Whitmer also has a combination of relatability and authenticity that can win over voters even when they disagree with her. I heard that frequently while covering her 2022 reelection bid. Bill Clinton and Barack Obama had that quality. So did George W. Bush.
All three had plenty of haters too, of course. That’s certainly true for Whitmer. And like the three of them -- and, really, anybody in politics -- she’s got plenty of weaknesses to go with her strengths, both when it comes to governance and campaigning.
All of that came up in my lengthy 2022 profile, if you want to learn more about her.
But mainly my thought for anybody contemplating her on the ticket is that, at this point, she’s untested on a national stage. And that would be true for any of the governors on the list of possibilities. Even political professionals underestimate what it takes to run for president. Even the best natural politicians need time to master the skills.

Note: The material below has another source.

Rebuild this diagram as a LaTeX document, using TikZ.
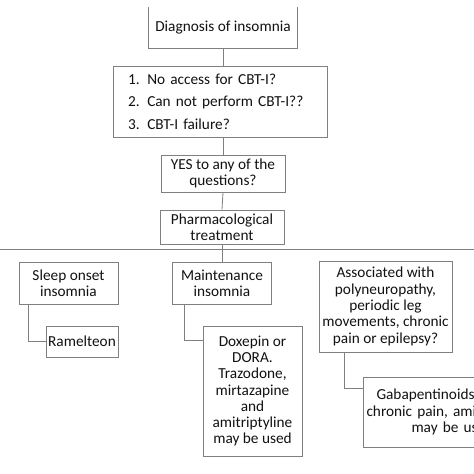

The Unique Challenges Of A Presidential Campaign
Of course, there are some potential Democratic candidates who do have that experience. One of them is Vice President Kamala Harris.

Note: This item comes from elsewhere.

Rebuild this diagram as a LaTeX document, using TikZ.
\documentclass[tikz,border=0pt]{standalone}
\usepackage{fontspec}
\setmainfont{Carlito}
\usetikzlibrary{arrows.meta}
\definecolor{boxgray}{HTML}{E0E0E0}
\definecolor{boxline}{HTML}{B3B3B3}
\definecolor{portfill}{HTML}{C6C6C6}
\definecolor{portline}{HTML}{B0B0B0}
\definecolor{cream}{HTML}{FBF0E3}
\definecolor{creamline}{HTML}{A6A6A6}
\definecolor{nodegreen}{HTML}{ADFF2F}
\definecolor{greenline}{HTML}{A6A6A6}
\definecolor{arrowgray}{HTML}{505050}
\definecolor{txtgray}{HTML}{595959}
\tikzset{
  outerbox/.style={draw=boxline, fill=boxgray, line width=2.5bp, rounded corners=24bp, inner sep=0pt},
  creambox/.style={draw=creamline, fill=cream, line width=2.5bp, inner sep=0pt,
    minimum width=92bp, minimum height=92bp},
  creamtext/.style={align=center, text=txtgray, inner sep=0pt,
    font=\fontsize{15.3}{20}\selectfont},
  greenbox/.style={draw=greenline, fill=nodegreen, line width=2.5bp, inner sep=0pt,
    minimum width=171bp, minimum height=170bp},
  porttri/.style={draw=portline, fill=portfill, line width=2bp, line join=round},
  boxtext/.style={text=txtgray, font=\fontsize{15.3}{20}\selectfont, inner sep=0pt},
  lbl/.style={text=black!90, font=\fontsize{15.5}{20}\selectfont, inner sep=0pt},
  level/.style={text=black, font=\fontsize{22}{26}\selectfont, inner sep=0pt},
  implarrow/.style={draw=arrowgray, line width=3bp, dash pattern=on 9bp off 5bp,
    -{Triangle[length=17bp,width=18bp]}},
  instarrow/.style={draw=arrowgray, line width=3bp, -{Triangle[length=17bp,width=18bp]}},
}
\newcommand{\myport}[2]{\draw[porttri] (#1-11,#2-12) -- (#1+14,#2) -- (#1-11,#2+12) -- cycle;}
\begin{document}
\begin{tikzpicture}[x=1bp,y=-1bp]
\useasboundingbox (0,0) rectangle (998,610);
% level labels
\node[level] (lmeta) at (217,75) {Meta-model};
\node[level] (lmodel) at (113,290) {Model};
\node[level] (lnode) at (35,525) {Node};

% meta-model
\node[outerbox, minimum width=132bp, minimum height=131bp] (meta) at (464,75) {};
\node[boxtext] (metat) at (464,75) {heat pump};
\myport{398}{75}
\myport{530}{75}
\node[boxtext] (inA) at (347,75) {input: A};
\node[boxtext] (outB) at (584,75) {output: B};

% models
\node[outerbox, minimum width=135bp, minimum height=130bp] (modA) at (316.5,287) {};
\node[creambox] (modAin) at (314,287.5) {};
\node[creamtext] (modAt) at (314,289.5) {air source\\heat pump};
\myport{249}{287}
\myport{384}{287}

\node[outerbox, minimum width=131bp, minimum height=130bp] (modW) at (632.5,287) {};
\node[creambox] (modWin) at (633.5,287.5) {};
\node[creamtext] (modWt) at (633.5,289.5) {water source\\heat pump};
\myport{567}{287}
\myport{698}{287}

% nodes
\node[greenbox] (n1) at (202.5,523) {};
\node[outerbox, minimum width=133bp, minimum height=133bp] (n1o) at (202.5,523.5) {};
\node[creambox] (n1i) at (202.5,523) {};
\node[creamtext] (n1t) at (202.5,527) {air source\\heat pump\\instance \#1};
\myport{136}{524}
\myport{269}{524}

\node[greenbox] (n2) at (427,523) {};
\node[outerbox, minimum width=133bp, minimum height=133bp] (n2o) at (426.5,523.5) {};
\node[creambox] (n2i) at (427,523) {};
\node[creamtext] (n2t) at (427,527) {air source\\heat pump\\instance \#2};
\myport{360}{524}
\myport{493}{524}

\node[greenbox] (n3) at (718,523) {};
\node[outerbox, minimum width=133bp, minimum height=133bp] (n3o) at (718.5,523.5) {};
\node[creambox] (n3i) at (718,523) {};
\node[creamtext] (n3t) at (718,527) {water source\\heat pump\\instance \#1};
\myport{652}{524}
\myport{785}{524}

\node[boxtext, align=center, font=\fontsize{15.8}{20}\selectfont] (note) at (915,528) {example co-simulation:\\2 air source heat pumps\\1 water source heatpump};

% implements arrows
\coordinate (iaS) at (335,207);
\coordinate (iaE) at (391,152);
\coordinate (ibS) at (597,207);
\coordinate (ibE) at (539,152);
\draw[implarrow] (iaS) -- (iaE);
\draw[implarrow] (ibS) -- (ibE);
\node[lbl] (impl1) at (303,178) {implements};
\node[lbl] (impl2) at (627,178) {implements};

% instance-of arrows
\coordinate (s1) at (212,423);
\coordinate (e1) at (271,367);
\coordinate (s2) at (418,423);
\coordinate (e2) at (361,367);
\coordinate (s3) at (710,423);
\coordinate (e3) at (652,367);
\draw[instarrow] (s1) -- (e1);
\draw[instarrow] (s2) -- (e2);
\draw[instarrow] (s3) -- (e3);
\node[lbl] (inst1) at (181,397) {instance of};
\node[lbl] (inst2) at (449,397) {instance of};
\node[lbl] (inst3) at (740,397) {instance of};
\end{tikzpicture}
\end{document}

The widely shared assumption is that she’d a weak challenger to Trump, based partly on her quick fade in the 2020 Democratic primaries and the perception she’s been an underwhelming, ineffectual vice president. Two lengthy profiles from the fall -- one in the Atlantic, one in the New York Times -- didn’t exactly shatter that perception.
I don’t know enough about Harris to assess her performance in office, and her liabilities as a politician seem real. Still, I wonder if her potential strengths get enough attention.
She is a quick-witted, sharp questioner whose skills translate well to the debate stage. She too has a record of advocacy on behalf of Democratic causes, including vital ones like rights for domestic workers that don’t get a lot of national attention but could make a big difference to a lot of people.
Harris would face all the familiar perils of running in a country where many voters aren’t ready (consciously or unconsciously) to embrace a strong-willed woman of color. But she could also set up a vivid contrast to the aging Trump, his posse of white nationalists and his supporters’ revanchist agenda. That could rally younger voters and Black voters, whose have not embraced Biden with the enthusiasm a Democrat probably needs to win.
Harris’ poll numbers have been negative for a while, though recently there have been signs of improvement. In any event, it seems entirely plausible that public perceptions could change with sustained, direct exposure to Harris on the campaign trail. She might even benefit from the low expectations, insofar as they’re disconnected to anything she’s actually done.
One Path Forward
Or maybe not! I don’t know for sure and neither does anybody else.
But there are still a few weeks before Biden’s nomination becomes official. If he decides to step aside, he could release his delegates, opening up an audition for whatever Democratic politicians want to run. I imagine the audition would include meetings and speeches, interviews and maybe a debate or two.
The delegates would vote at the convention, or in a pre-convention virtual vote currently planned because of a ballot issue in Ohio. Ezra Klein suggested more or less this path earlier this year, as you may have heard. Harris would seem like the obvious front-runner and most likely winner, though I think other Democrats would have a legitimate shot.
Could that strategy fail? Absolutely. Then again, so could a Biden candidacy. There’s no certainty for Democrats anymore, no safe choice on the table. It’s a matter of deciding which high-risk option makes the most sense, given the risks that would come with another Trump presidency.